Typical GPLM presets

  • Accurate: m=1024..4096, pred_k=None, sigma2=1e-5 (tune).
  • Faster inference: set pred_k=128..512.

3) DDPM latent diffusion (optional generative prior)

DDPM learns a distribution over normalized latents: [ Z = \frac{R_x - \mu}{\sigma} ] and can:

  • sample new latents,
  • refine a given latent by projecting it onto the learned latent manifold/prior.

In DIMA, DDPM operates purely in latent space (dimension d), so it’s lightweight compared to image DDPMs.

Main knobs (DDPM):

  • T (int): number of diffusion steps. Common: 100..1000. DIMA default: 200.
  • hidden_dim (int): MLP width.
  • t_embed_dim (int): time embedding dimension.
  • n_iter (int): training iterations (more is better for sampling quality).
  • batch_size (int): training batch size.
  • learning_rate (float): Adam learning rate.
  • ema_decay (float): EMA smoothing for stable sampling (typical: 0.999).
  • beta_max (float): caps noise schedule (stability knob).
  • eps (float): numerical stabilizer.
  • verbose_every (int): progress prints.

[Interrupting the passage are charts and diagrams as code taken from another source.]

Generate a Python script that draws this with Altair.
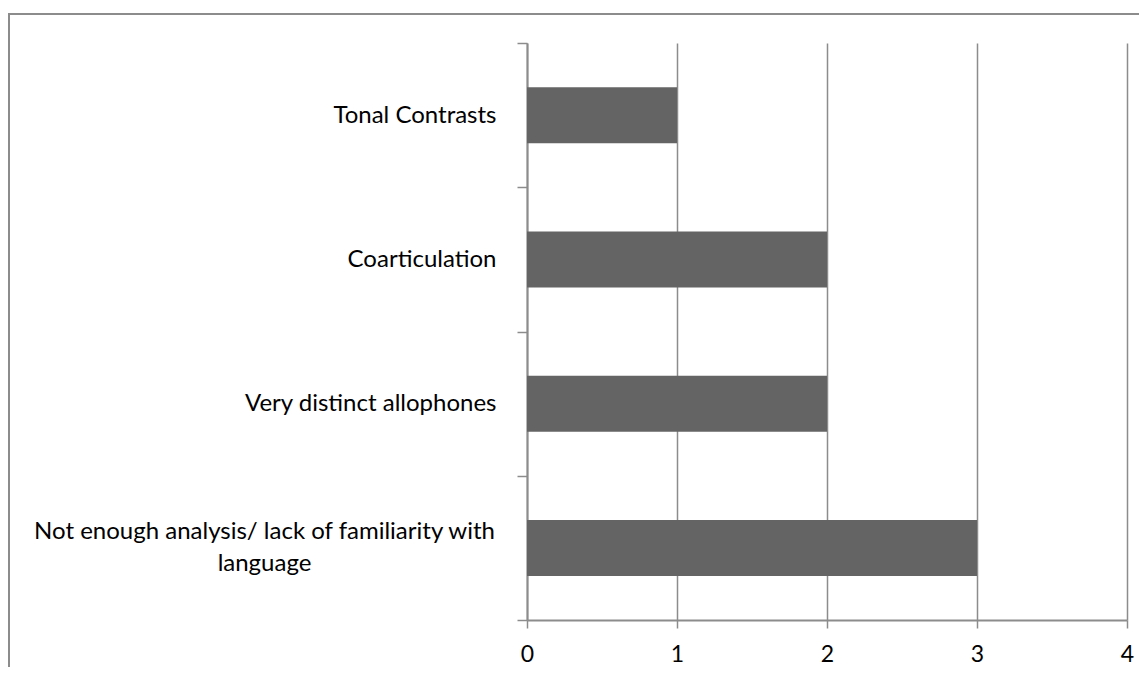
import altair as alt
import pandas as pd

categories = [
    "Tonal Contrasts",
    "Coarticulation",
    "Very distinct allophones",
    "Not enough analysis/ lack of familiarity with language",
]
values = [1, 2, 2, 3]
x_ticks = [0, 1, 2, 3, 4]

df = pd.DataFrame({"category": categories, "value": values})

LONG = categories[3]
is_long = f"datum.value == '{LONG}'"
label_expr = (
    f"{is_long} ? "
    "['Not enough analysis/ lack of familiarity with', 'language'] : datum.value"
)

FONT = "Lato"
GRAY = "#8c8c8c"

bars = alt.Chart(df).mark_bar(color="#646464", size=56).encode(
    x=alt.X(
        "value:Q",
        scale=alt.Scale(domain=[0, 4], nice=False),
        axis=alt.Axis(
            values=x_ticks,
            title=None,
            grid=True,
            gridColor=GRAY,
            gridWidth=1.5,
            domainColor=GRAY,
            domainWidth=2,
            tickColor=GRAY,
            tickWidth=1.5,
            tickSize=8,
            labelFont=FONT,
            labelFontSize=23,
            labelColor="#000000",
            labelPadding=15,
            labelFlush=False,
        ),
    ),
    y=alt.Y(
        "category:N",
        sort=categories,
        scale=alt.Scale(paddingInner=0, paddingOuter=0),
        axis=alt.Axis(
            title=None,
            tickBand="extent",
            domainColor=GRAY,
            domainWidth=2,
            tickColor=GRAY,
            tickWidth=1.5,
            tickSize=10,
            labelExpr=label_expr,
            labelFont=FONT,
            labelFontSize=24,
            labelColor="#000000",
            labelLineHeight=32,
            labelLimit=0,
            labelAlign={
                "condition": {"test": is_long, "value": "center"},
                "value": "right",
            },
            labelPadding={
                "condition": {"test": is_long, "value": 253},
                "value": 21,
            },
            labelOffset={
                "condition": {"test": is_long, "value": -16},
                "value": 0,
            },
        ),
    ),
)

frame = alt.Chart(alt.Data(values=[{"f": 1}])).mark_rect(
    fill=None, stroke=GRAY, strokeWidth=2, clip=False
).encode(
    x=alt.value(-518),
    x2=alt.value(800),
    y=alt.value(-29),
    y2=alt.value(800),
)

chart = alt.layer(frame, bars).properties(
    width=600,
    height=577,
    autosize=alt.AutoSizeParams(type="none"),
    padding={"left": 519, "top": 35, "right": 12, "bottom": 47},
).configure_view(stroke=None)

chart.save("out.html", embed_options={"renderer": "svg", "actions": False})
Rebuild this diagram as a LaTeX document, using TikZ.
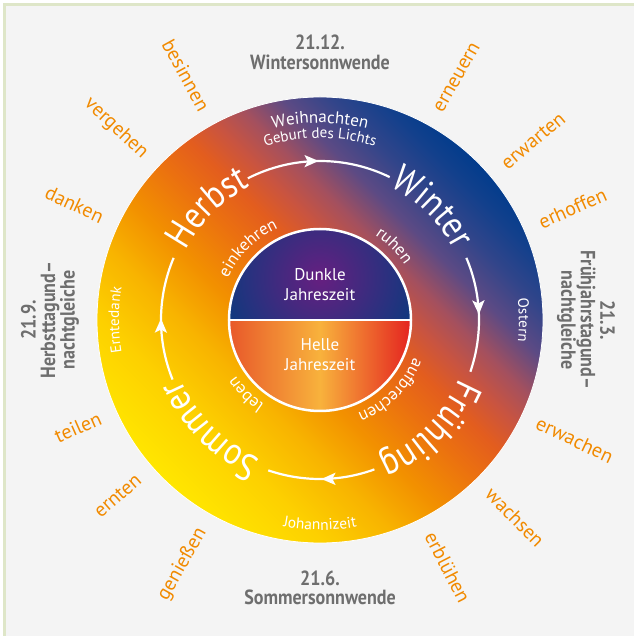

Refinement knobs (during decoding):

  • refine (bool): enable/disable DDPM refinement.

  • t_start (int): how strongly to “project” using reverse diffusion.

    • small (1..10) = gentle projection
    • larger (20..100) = stronger projection (can oversmooth or drift if DDPM undertrained)
  • add_noise (bool): whether to forward-noise before reverse steps.


API

Core class

from dima import DIMA
dima = DIMA(R_iX)

Encode / decode

Z = dima.encode(X)                      # (B,d) normalized latent (jnp)
X_hat = dima.decode(Z, refine=False)    # (B,D) reconstruction (np)
X_ref = dima.decode(Z, refine=True, t_start=10)  # refined decode

Polymorphic call

Z = dima(X)     # if X.shape[-1] == D
X = dima(Z)     # if Z.shape[-1] == d

Sampling

X_gen = dima.sample(1000)            # ambient samples (np)
Z_gen = dima.sample(1000, decode=False)  # latent samples (jnp)

Configuration patterns

1) Use defaults (cleanest)

dima = DIMA(R_iX)

2) Pass only a few knobs

dima = DIMA(
    R_iX,
    d=64,
    dmap_kwargs=dict(k=256, alpha=1.0, t=0.5),
    gplm_kwargs=dict(m=2048, sigma2=1e-5, pred_k=256),
    ddpm_kwargs=dict(n_iter=50_000, hidden_dim=256),
)

Saving / Loading

Local

dima.save_local("dima.msgpack", "config.json")
dima2 = DIMA.load_local("dima.msgpack", ddpm_device="auto")

Hugging Face (optional)

dima.upload_to_huggingface(repo_id="username/dima-model", hf_token="...")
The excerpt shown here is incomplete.